Travelling to a certain place to be able later to say that you have seen it, eaten it, bathed in it, climbed it, rode on it, etc., etc. It’s a fact that we travel more today and our experience of strange and far away places has widened but has our experience deepened? We are looking for the perfect resort to travel to. There must be enough people like ourselves to make us think this was really somewhere to be, but on the other hand it shouldn’t be too crowded.
To get away from it all is rather like trying to deny the power of portability that our own thoughts can have. Leave your worries behind seems a futile thought but maybe it works often enough, otherwise would the phrase be around?
So what are the photographs about?
There’s colour and there’s sunshine, and blue skies, but what is their subject matter?
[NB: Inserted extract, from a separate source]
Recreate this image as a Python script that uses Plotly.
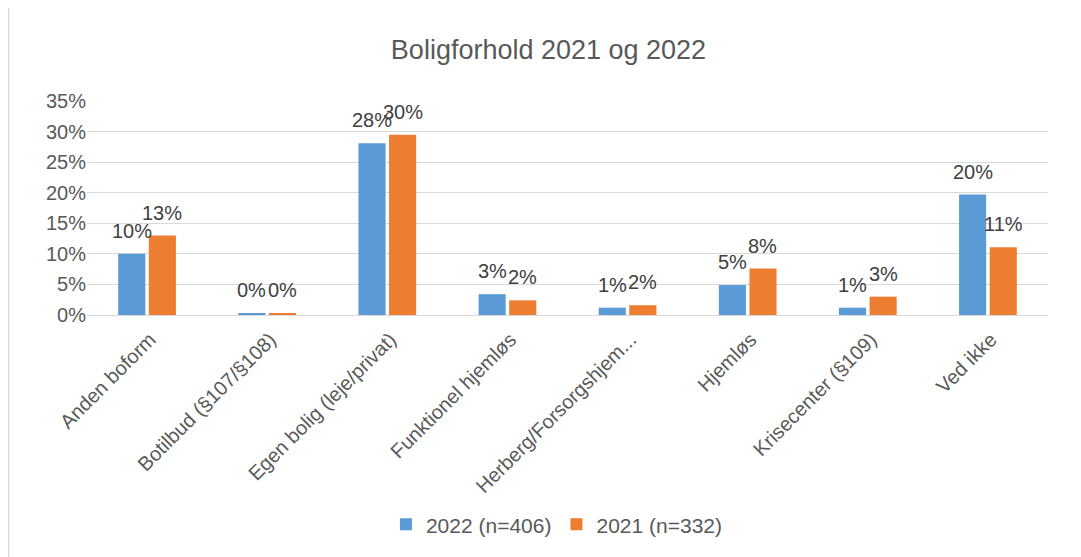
import plotly.graph_objects as go

categories = ["Anden boform", "Botilbud (§107/§108)", "Egen bolig (leje/privat)",
              "Funktionel hjemløs", "Herberg/Forsorgshjem...", "Hjemløs",
              "Krisecenter (§109)", "Ved ikke"]
values_2022 = [0.100, 0.0025, 0.281, 0.034, 0.012, 0.049, 0.012, 0.197]
values_2021 = [0.130, 0.0025, 0.295, 0.024, 0.016, 0.076, 0.030, 0.111]
series_names = ["2022 (n=406)", "2021 (n=332)"]
colors = ["#5B9BD5", "#ED7D31"]
title = "Boligforhold 2021 og 2022"

FONT = "Liberation Sans Narrow, Liberation Sans, Arial"
txt = "#404040"
axc = "#595959"

fig = go.Figure()
for name, vals, col in zip(series_names, [values_2022, values_2021], colors):
    fig.add_trace(go.Bar(
        x=categories, y=vals, name=name, marker_color=col,
        marker_line_width=0,
    ))

# data labels above each bar (offset to each bar's center within the group)
for vals, shift in zip([values_2022, values_2021], [-15.3, 15.3]):
    for cat, v in zip(categories, vals):
        fig.add_annotation(x=cat, y=v, xref="x", yref="y", text=f"{v:.0%}",
                           showarrow=False, xanchor="center", yanchor="bottom",
                           xshift=shift, yshift=10,
                           font=dict(size=20, color=txt, family=FONT))

fig.update_layout(
    width=1081, height=557,
    paper_bgcolor="white", plot_bgcolor="white",
    margin=dict(l=79, r=41, t=93, b=250),
    barmode="group", bargap=0.49, bargroupgap=0.115,
    font=dict(family=FONT, color=axc, size=18),
    title=dict(text=title, x=0.5, xanchor="center", y=0.925, yanchor="middle",
               font=dict(size=27, color=axc, family=FONT)),
    legend=dict(orientation="h", x=0.489, xanchor="center", y=-0.98, yanchor="middle",
                font=dict(size=21, color=axc, family=FONT), traceorder="normal",
                itemwidth=30),
    showlegend=True,
)
fig.update_yaxes(range=[0, 0.35], dtick=0.05, tickformat=".0%",
                 gridcolor="#D9D9D9", gridwidth=1, zeroline=True,
                 zerolinecolor="#D9D9D9", zerolinewidth=1, showline=False,
                 tickfont=dict(size=20, color=axc, family=FONT), ticks="",
                 automargin=False)
fig.update_xaxes(tickangle=-45, showline=False, ticks="", automargin=False,
                 ticklabelstandoff=8, ticklabelshift=3,
                 tickfont=dict(size=20, color=axc, family=FONT))

fig.add_shape(type="rect", xref="paper", yref="paper",
              x0=-0.0817, x1=1.05, y0=-1.3, y1=1.46,
              line=dict(color="#D9D9D9", width=1.5), fillcolor="rgba(0,0,0,0)",
              layer="below")

fig.write_html("out.html")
Animals that have been built to represent some dead and extinct species, buildings and ancient monuments, flower gardens and parks, amusement parks, swimming pools and beaches. There are some people that populate these spaces but they seem to be behaving in some kind of unnatural manner, climbing twisting and turning. What vegetation there is appears to be controlled and bent to the will of man, at least temporarily. In fact the whole landscape has been changed of meaning to fulfil a new purpose that of entertainment. It should be colourful like children’s’ sweets, it should be accessible with footpaths and signposts and plenty of space for parking. A beach maybe no longer seen as a place where small fishing boats are shored, (in many places the boats have disappeared along with the fish) but a place to bathe during the sunny summer days and in winter days it may be all but deserted.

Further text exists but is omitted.